Despite serious doctrinal, personal and political differences, dissentions and in some instances armed conflict between them, the term and trusteeship between Church and State remained along different lines, thoughts, interpretations and rulers until 1806, approximately a millennium, before it was formally dissolved.

This then was Charlemagne; the inaugural Holy Roman Emperor, defender of Christian values, ethics and minorities, representative of Jesus on an executive level and saviour of the Church. Interestingly Charlemagne initially rejected the Trinity.

Some twenty years before Sultan Hakam’s accession in 777 CE, Charlemagne had for the first and only time in his reign, invaded Spain at the head of an imposing army upon the invitation of rebels inside the country.

The revolt was miscarried and before Charlemagne reached his destination to join the rebel camp, the insurrection was over. Charlemagne was disgusted and arrested the instigators on the Spanish side and decided to return to France without engaging in actual combat with Islamic forces.

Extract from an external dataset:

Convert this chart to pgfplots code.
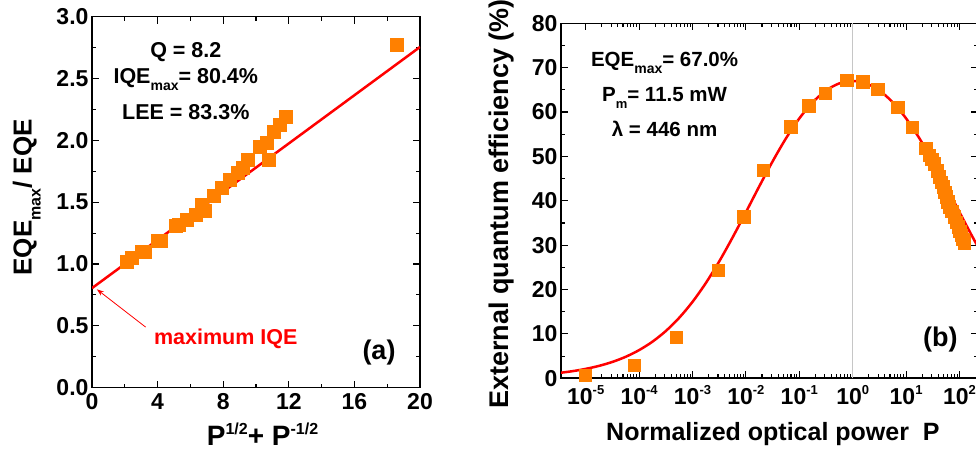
\documentclass[border=0pt]{standalone}
\usepackage{fontspec}
\setmainfont{Liberation Sans}
\usepackage{pgfplots}
\pgfplotsset{compat=1.18}
\usetikzlibrary{arrows.meta}

\definecolor{sqor}{RGB}{255,128,0}
\definecolor{fitred}{RGB}{255,0,0}

% bold text at a given size, raised / lowered small text
\newcommand{\fs}[1]{\fontsize{#1}{#1}\selectfont\bfseries}
\newcommand{\up}[3]{\raisebox{#2}{\fs{#1}#3}}
\newcommand{\dn}[3]{\raisebox{-#2}{\fs{#1}#3}}

\pgfplotsset{
  panel/.style={
    scale only axis,
    axis line style={line width=1.6pt},
    every tick/.append style={black, line width=1.1pt},
    major tick length=7pt, minor tick length=4pt,
    tick align=inside,
    tick label style={font=\fs{23}},
    /pgf/number format/assume math mode=true,
  },
}

\begin{document}
\begin{tikzpicture}
\path[use as bounding box] (0,0) rectangle (976pt,449pt);

% ---------------- (a) ----------------
\begin{axis}[panel,
  at={(92pt,61.3pt)}, anchor=south west,
  width=328pt, height=371pt,
  xmin=0, xmax=20, ymin=0, ymax=3,
  xtick={0,4,...,20}, ytick={0,0.5,...,3},
  minor x tick num=1, minor y tick num=1,
  yticklabel style={/pgf/number format/.cd, fixed, fixed zerofill, precision=1},
  xticklabel style={yshift=-2pt},
  xlabel={P\up{16}{11pt}{1/2}+ P\up{16}{11pt}{-1/2}},
  ylabel={EQE\dn{16}{9pt}{max}/ EQE},
  every axis x label/.style={at={(axis description cs:0.52,-0.1545)}, anchor=base, font=\fs{28}},
  every axis y label/.style={at={(axis description cs:-0.184,0.513)}, anchor=base, rotate=90, font=\fs{26}},
]
\addplot[only marks, mark=square*, mark size=6.5pt, color=sqor] coordinates {
  (2.1,1.02) (2.4,1.05) (3.0,1.10) (3.2,1.10) (4.0,1.19) (4.2,1.19)
  (5.1,1.31) (5.3,1.32) (5.8,1.36) (6.3,1.40) (6.7,1.48) (6.9,1.43)
  (7.4,1.55) (7.9,1.62) (8.4,1.68) (8.9,1.74) (9.2,1.78) (9.5,1.84)
  (10.2,1.95) (10.65,1.98) (10.8,1.84) (11.05,2.07) (11.45,2.13) (11.8,2.19)
  (18.6,2.77)
};
\addplot[fitred, line width=2.5pt] coordinates {(0,0.805) (20,2.755)};
\draw[fitred, line width=0.8pt, -{Stealth[length=7pt,width=5pt]}]
  (axis cs:3.27,0.49) -- (axis cs:0.3,0.795);
\node[anchor=base, text=fitred, font=\fs{21.5}] at (axis cs:8.16,0.353) {maximum IQE};
\node[anchor=base, font=\fs{21.5}] at (axis cs:5.72,2.672) {Q = 8.2};
\node[anchor=base, font=\fs{21.5}] at (axis cs:5.72,2.456) {IQE\dn{14}{7pt}{max}= 80.4\%};
\node[anchor=base, font=\fs{21.5}] at (axis cs:5.72,2.170) {LEE = 83.3\%};
\node[anchor=base, font=\fs{27}] at (axis cs:17.5,0.23) {(a)};
\end{axis}

% ---------------- (b) ----------------
\begin{axis}[panel,
  at={(561pt,70.7pt)}, anchor=south west,
  width=417.2pt, height=355pt,
  xmode=log, xmin=3.45e-6, xmax=223.9, ymin=0, ymax=80,
  xtick={1e-5,1e-4,1e-3,1e-2,1e-1,1,10,100},
  xticklabels={{10\up{13}{10pt}{-5}},{10\up{13}{10pt}{-4}},{10\up{13}{10pt}{-3}},
    {10\up{13}{10pt}{-2}},{10\up{13}{10pt}{-1}},{10\up{13}{10pt}{0}},
    {10\up{13}{10pt}{1}},{10\up{13}{10pt}{2}}},
  xticklabel style={yshift=-4pt},
  ytick={0,10,...,80}, minor y tick num=1,
  xlabel={Normalized optical power~~P},
  ylabel={External quantum efficiency (\%)},
  every axis x label/.style={at={(axis description cs:0.508,-0.174)}, anchor=base, font=\fs{25}},
  every axis y label/.style={at={(axis description cs:-0.127,0.491)}, anchor=base, rotate=90, font=\fs{27}},
]
\addplot[gray!45, line width=0.8pt, forget plot] coordinates {(1,0) (1,80)};
\addplot[only marks, mark=square*, mark size=6.2pt, color=sqor] coordinates {
  (9.8e-6,0.7) (8.1e-5,3.0) (4.9e-4,9.2) (3.0e-3,24.3) (9.1e-3,36.4)
  (2.1e-2,46.9) (6.9e-2,56.7) (0.151,61.4) (0.309,64.2) (0.776,67.2)
  (1.55,66.8) (2.95,65.1) (6.92,61.1) (12.9,56.6)
  (23.4,51.8) (26.9,50.3) (30.2,49.4) (33.9,48.4) (38.0,46.8) (41.7,45.4)
  (45.7,44.2) (49.0,43.2) (52.5,42.0) (56.2,40.9) (60.3,39.8) (64.6,38.7)
  (70.8,37.6) (79.4,36.4) (87.1,35.2) (93.3,34.2) (100,33.2) (107,32.3)
  (115,31.4) (123,30.6)
};
\addplot[fitred, line width=2.5pt, smooth] coordinates {
  (3.162e-6,1.20) (5.623e-6,1.60) (1e-5,2.12) (1.778e-5,2.80) (3.162e-5,3.69)
  (5.623e-5,4.85) (1e-4,6.35) (1.778e-4,8.25) (3.162e-4,10.65) (5.623e-4,13.62)
  (1e-3,17.22) (1.778e-3,21.47) (3.162e-3,26.33) (5.623e-3,31.72) (1e-2,37.43)
  (1.778e-2,43.25) (3.162e-2,48.88) (5.623e-2,54.06) (0.1,58.56) (0.1778,62.19)
  (0.3162,64.85) (0.5623,66.46) (1,67.0) (1.778,66.46) (3.162,64.85)
  (5.623,62.19) (10,58.56) (17.78,54.06) (31.62,48.88) (56.23,43.25)
  (100,37.43) (177.8,31.72) (316.2,26.33)
};
\node[anchor=base, font=\fs{20.5}] at (axis cs:3.0e-4,70.2) {EQE\dn{14}{7pt}{max}= 67.0\%};
\node[anchor=base, font=\fs{20.5}] at (axis cs:3.0e-4,62.3) {P\dn{13}{6.5pt}{m}= 11.5 mW};
\node[anchor=base, font=\fs{20.5}] at (axis cs:3.0e-4,54.4) {λ = 446 nm};
\node[anchor=base, font=\fs{27}] at (axis cs:44,7.1) {(b)};
\end{axis}
\end{tikzpicture}
\end{document}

Along the way, the mammoth Frankish army was spotted leaving Spain inland through the mountain passes on the Pyrenees by the residents of Asturias, the then only independent kingdom of Christians who had made the hills and landlocked terrain their home.

The Asturians (or Basques as they were also known) had welcomed, hailed and praised the invasion as their relief from the heavens at its inception and hoped to join them in arms once the invasion was in full force.

The sight of the huge Frankish army, who they had expected to be their liberators and saviours, departing from Spain in such a short time without even a single encounter infuriated the local Christians.

Asturian irregulars and civilians from their hidden mountain positions attacked the rear end of Charlemagne’s grand army with the result that few of his soldiers, including many of his best generals and ablest soldiers actually survived and reached France successfully. The setback prompted Charlemagne never to attempt another similar invasion again.